Kimi Linear is a new way for the AI to read and write that throws away most of that scratch paper yet still understands the letter. It does this by replacing the usual “look at every word every time” trick (full attention) with a clever shortcut called linear attention. The shortcut is packaged into something they call Kimi Delta Attention (KDA).
What the numbers mean in plain English
51.0 on MMLU-Pro: on a 4 000-word school-test set, the shortcut scores about as well as the old, slow method.
84.3 on RULER at 128 000 words: on a much longer test it keeps the quality high while running almost four times faster.
6 × faster TPOT: when the AI is writing its reply, each new word appears up to six times sooner than with the previous best shortcut (MLA).

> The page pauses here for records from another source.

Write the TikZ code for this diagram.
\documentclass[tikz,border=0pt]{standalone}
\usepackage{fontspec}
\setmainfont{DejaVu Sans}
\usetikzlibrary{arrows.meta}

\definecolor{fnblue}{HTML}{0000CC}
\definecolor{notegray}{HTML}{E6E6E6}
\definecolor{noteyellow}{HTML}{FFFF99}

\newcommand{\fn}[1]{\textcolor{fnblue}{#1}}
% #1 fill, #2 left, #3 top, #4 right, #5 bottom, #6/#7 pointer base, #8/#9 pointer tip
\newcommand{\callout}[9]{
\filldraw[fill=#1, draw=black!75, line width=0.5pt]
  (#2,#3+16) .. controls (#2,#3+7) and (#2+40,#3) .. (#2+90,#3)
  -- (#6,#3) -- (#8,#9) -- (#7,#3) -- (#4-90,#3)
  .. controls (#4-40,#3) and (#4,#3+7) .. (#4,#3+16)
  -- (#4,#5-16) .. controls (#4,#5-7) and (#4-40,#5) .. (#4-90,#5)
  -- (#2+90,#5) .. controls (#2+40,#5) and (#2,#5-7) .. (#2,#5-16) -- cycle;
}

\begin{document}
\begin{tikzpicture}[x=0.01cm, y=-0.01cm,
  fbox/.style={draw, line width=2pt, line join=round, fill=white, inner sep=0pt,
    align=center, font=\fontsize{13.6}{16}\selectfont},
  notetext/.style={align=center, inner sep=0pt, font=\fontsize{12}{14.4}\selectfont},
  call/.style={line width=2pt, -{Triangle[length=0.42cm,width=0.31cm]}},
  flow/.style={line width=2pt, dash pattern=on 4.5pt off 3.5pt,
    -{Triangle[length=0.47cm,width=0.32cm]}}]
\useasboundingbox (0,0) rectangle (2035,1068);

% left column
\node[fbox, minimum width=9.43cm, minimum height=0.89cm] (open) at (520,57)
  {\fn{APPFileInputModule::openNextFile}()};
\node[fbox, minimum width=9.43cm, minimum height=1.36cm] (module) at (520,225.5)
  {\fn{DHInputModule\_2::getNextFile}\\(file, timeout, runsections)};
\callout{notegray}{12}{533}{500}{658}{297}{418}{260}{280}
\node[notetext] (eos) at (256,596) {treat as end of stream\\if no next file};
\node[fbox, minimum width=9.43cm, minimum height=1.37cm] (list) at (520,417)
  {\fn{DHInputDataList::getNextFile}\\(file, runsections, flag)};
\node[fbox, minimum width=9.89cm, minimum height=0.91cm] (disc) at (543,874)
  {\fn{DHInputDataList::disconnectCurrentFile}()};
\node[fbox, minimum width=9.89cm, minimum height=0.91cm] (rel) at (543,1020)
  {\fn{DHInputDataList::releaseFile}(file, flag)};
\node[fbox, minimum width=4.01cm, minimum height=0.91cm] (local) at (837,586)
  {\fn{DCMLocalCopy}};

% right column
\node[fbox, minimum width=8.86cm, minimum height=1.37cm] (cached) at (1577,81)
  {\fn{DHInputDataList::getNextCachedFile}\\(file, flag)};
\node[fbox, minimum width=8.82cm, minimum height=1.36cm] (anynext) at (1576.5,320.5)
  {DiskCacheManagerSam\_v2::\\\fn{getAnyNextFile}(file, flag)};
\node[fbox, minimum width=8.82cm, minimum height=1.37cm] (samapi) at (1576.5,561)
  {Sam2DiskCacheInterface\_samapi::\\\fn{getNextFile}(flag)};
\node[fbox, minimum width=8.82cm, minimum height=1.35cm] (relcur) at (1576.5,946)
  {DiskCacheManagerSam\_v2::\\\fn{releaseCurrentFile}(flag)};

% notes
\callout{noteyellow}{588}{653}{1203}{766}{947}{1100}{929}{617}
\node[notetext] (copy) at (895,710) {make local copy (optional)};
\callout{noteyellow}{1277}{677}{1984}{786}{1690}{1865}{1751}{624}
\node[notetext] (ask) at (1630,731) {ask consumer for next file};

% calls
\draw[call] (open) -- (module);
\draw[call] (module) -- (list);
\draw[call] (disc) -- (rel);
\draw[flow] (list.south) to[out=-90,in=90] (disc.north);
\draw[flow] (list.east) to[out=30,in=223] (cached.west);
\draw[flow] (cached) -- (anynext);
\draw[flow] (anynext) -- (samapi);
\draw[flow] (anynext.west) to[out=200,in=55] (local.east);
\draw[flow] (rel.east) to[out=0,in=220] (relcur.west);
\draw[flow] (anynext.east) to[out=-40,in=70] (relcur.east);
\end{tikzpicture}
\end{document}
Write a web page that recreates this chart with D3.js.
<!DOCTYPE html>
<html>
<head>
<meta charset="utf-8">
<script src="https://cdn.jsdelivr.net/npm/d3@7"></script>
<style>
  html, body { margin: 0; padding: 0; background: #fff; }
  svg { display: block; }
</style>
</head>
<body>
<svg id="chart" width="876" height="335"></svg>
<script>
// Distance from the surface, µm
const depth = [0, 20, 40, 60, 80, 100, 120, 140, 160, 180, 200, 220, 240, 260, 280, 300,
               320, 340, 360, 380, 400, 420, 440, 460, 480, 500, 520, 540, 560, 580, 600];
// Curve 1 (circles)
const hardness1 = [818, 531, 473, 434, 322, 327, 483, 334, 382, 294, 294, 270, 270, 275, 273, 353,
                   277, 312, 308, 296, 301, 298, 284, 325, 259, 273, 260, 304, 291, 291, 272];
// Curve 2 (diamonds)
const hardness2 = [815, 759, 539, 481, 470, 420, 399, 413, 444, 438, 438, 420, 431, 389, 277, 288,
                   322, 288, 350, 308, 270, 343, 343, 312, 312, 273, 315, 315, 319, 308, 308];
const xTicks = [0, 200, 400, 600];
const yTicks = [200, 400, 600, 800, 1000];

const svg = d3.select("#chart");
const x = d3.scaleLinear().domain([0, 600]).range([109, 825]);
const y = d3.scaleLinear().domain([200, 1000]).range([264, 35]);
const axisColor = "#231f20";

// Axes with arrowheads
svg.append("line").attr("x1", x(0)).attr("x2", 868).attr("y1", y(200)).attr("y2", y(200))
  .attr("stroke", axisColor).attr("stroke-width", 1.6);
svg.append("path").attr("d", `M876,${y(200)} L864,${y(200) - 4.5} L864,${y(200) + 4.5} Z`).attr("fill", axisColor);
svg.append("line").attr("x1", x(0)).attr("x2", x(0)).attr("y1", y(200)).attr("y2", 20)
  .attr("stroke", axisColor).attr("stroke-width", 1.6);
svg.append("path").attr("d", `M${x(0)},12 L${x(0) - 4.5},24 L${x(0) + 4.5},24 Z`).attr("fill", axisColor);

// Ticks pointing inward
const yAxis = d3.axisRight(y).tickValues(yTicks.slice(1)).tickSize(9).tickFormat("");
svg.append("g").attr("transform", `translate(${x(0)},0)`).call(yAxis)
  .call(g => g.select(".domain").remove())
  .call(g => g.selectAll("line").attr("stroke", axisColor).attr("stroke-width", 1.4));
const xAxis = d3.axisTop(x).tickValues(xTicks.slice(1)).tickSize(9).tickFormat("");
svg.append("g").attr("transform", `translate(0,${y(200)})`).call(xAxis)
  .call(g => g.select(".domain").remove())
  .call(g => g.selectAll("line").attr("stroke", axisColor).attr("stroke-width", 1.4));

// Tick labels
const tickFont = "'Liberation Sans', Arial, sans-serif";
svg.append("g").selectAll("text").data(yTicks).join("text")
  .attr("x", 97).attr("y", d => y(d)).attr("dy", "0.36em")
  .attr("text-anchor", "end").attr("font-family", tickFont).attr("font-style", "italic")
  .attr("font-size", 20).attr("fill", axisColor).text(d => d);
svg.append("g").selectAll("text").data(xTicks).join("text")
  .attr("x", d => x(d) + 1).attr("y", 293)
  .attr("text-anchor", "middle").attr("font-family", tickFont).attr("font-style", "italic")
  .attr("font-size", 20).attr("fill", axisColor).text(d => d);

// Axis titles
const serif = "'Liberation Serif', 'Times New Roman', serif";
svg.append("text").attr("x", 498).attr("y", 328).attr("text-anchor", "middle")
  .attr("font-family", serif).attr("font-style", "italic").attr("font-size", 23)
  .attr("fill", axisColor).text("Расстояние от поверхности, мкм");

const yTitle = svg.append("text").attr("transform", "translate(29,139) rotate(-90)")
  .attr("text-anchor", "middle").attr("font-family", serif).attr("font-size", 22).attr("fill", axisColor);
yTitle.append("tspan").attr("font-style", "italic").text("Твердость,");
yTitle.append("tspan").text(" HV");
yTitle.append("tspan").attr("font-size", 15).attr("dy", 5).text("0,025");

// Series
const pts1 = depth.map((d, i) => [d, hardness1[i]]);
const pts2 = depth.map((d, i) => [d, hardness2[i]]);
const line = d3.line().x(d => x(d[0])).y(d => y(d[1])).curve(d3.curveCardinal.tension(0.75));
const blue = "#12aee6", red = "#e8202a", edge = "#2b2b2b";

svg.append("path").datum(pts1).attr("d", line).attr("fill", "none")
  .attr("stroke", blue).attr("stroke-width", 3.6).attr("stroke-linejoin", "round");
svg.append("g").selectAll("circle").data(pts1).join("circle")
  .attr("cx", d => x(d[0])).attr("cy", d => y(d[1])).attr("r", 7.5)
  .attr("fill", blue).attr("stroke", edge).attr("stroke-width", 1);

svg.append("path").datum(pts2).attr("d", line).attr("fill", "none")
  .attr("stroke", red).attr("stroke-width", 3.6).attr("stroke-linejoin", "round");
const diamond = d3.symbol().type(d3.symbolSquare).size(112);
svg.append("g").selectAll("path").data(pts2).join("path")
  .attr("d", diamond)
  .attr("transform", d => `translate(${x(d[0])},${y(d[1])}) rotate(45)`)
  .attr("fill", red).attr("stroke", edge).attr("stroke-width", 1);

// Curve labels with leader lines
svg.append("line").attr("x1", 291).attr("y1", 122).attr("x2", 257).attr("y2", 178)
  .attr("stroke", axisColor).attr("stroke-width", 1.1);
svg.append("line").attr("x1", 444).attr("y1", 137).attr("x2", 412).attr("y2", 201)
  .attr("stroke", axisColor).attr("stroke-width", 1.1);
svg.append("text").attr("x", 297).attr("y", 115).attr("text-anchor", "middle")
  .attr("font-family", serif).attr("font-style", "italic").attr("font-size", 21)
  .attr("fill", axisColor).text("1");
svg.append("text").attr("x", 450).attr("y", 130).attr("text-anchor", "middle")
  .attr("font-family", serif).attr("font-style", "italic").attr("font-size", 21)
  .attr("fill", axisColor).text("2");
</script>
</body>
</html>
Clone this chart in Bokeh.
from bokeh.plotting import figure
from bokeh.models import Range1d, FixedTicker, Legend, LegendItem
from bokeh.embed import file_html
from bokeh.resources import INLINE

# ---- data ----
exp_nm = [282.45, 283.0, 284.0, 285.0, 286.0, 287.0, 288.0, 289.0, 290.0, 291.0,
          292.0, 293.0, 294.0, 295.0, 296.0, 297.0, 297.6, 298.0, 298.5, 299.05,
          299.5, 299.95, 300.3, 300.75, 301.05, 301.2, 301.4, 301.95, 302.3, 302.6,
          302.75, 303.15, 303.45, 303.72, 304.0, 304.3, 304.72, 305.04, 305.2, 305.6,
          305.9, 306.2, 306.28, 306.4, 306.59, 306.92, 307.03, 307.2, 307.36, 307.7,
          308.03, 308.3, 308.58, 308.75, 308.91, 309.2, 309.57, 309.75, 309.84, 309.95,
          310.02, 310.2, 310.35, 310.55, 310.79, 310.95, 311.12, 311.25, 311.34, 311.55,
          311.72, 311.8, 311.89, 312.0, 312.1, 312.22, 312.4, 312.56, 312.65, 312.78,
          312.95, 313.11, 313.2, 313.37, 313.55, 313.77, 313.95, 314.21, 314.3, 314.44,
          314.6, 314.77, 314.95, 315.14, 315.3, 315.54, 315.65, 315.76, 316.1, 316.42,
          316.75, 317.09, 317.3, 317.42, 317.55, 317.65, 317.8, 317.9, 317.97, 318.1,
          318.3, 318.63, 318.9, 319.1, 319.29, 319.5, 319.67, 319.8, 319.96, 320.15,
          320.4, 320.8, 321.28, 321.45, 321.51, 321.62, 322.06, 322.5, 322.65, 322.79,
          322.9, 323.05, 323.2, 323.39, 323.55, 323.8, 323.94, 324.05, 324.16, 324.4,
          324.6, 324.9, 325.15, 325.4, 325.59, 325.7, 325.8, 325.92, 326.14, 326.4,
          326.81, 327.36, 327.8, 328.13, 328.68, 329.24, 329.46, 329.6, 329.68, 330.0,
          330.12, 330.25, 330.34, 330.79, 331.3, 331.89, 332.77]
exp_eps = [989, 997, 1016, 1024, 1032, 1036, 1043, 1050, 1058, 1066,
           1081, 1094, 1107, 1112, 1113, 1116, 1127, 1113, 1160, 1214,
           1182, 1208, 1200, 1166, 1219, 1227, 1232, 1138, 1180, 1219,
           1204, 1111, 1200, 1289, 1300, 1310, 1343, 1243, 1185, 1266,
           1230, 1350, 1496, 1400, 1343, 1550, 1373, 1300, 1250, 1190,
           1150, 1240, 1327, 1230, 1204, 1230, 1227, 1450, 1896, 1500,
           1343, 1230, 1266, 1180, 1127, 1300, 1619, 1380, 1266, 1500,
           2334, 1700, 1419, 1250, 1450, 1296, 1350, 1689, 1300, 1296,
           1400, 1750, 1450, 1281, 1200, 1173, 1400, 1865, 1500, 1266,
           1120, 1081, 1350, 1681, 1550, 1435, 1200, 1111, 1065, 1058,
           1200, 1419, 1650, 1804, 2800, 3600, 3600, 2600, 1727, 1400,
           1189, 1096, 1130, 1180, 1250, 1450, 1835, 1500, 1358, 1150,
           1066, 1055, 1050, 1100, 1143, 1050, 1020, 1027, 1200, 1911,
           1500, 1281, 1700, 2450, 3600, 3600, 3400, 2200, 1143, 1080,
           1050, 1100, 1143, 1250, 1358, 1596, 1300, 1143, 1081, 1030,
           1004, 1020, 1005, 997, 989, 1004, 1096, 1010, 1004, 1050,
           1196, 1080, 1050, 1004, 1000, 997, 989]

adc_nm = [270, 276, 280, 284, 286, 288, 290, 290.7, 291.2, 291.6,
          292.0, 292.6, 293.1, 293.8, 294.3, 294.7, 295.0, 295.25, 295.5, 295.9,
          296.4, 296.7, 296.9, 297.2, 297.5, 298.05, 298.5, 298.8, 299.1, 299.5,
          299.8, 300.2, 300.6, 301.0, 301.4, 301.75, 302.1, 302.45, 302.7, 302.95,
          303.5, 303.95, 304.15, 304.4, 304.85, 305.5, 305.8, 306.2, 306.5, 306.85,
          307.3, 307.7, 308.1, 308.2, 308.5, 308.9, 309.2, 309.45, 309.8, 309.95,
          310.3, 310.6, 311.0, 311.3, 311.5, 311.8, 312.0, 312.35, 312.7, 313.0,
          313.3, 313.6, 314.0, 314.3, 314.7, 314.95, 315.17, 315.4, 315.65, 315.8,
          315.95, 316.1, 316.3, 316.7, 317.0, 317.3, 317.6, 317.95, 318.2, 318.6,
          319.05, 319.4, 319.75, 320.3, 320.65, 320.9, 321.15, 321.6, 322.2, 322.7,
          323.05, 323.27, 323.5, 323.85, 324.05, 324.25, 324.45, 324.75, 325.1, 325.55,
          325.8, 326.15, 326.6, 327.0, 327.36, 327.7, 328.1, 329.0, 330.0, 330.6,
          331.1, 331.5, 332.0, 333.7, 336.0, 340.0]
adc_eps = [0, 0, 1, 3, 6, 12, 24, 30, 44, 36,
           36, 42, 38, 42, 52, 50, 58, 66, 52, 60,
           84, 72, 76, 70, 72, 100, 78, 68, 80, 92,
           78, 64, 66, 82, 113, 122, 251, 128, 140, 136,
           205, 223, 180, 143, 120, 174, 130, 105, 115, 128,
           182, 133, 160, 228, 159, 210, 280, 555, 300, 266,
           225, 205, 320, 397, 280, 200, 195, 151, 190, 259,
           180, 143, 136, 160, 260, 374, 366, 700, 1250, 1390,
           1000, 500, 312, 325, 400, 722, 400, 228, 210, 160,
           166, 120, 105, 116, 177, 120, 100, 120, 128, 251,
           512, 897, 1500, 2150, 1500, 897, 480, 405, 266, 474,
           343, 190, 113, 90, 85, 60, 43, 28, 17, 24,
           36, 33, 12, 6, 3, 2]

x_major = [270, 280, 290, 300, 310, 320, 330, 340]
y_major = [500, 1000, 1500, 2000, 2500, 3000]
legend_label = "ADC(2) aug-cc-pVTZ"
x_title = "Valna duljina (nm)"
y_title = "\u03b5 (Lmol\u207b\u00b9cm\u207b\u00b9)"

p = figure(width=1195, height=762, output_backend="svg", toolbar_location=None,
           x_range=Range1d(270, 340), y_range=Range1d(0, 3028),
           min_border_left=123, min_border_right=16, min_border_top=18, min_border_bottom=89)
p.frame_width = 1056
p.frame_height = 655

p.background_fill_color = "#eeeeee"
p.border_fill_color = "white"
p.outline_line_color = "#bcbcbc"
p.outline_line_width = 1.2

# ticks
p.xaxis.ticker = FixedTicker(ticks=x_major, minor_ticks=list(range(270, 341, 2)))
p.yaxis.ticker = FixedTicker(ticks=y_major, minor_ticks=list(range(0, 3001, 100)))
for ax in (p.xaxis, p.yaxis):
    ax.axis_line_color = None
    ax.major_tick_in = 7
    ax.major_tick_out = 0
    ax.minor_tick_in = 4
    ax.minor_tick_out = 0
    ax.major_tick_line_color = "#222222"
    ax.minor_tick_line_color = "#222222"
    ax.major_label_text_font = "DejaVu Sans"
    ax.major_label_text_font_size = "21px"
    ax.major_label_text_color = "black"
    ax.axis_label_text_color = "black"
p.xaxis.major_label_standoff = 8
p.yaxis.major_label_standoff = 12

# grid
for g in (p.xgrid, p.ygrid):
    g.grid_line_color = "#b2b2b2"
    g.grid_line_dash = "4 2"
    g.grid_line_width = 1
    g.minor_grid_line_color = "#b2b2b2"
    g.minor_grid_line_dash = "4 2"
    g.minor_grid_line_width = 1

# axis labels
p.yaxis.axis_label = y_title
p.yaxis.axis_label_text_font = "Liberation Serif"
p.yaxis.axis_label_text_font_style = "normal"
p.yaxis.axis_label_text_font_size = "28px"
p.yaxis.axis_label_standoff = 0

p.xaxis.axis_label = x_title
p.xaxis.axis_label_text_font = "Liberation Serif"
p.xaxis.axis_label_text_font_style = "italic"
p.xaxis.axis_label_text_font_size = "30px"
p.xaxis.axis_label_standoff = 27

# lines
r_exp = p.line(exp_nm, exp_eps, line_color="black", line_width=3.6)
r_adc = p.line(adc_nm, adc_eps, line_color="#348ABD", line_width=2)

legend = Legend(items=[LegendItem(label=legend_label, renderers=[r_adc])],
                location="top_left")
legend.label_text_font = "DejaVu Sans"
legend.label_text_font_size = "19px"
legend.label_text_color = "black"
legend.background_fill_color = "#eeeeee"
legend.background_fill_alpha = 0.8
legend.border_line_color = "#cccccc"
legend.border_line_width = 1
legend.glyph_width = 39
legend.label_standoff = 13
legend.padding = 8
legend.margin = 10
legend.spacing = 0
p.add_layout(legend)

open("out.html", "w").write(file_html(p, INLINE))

75 % smaller KV cache: the scratch paper is only one-quarter the usual size, so you can fit longer conversations in the same memory.
Key pieces explained Full attention: the old, accurate but slow “look back at every word” method.
KV cache: the scratch paper that stores which words were already seen.
Linear attention: a faster but traditionally weaker way of summarising what was read.
Gated DeltaNet: an improved linear attention trick that keeps the most useful bits of the summary.
Kimi Delta Attention (KDA): Moonshot’s even better version of Gated DeltaNet.
Hybrid 3:1 mix: three layers use the fast KDA shortcut, one layer still uses the old reliable full attention, giving speed without losing smarts.
48 B total, 3 B active: the model has 48 billion total parameters but only 3 billion “turn on” for any given word, saving compute.
Context length 1 M: it can keep track of about 1 000 000 words in one go—longer than most novels.
Bottom line
Kimi Linear lets an AI read very long documents or hold very long conversations with far less memory and much less waiting time, while still giving answers as good as—or better than—the big, slow models we use today.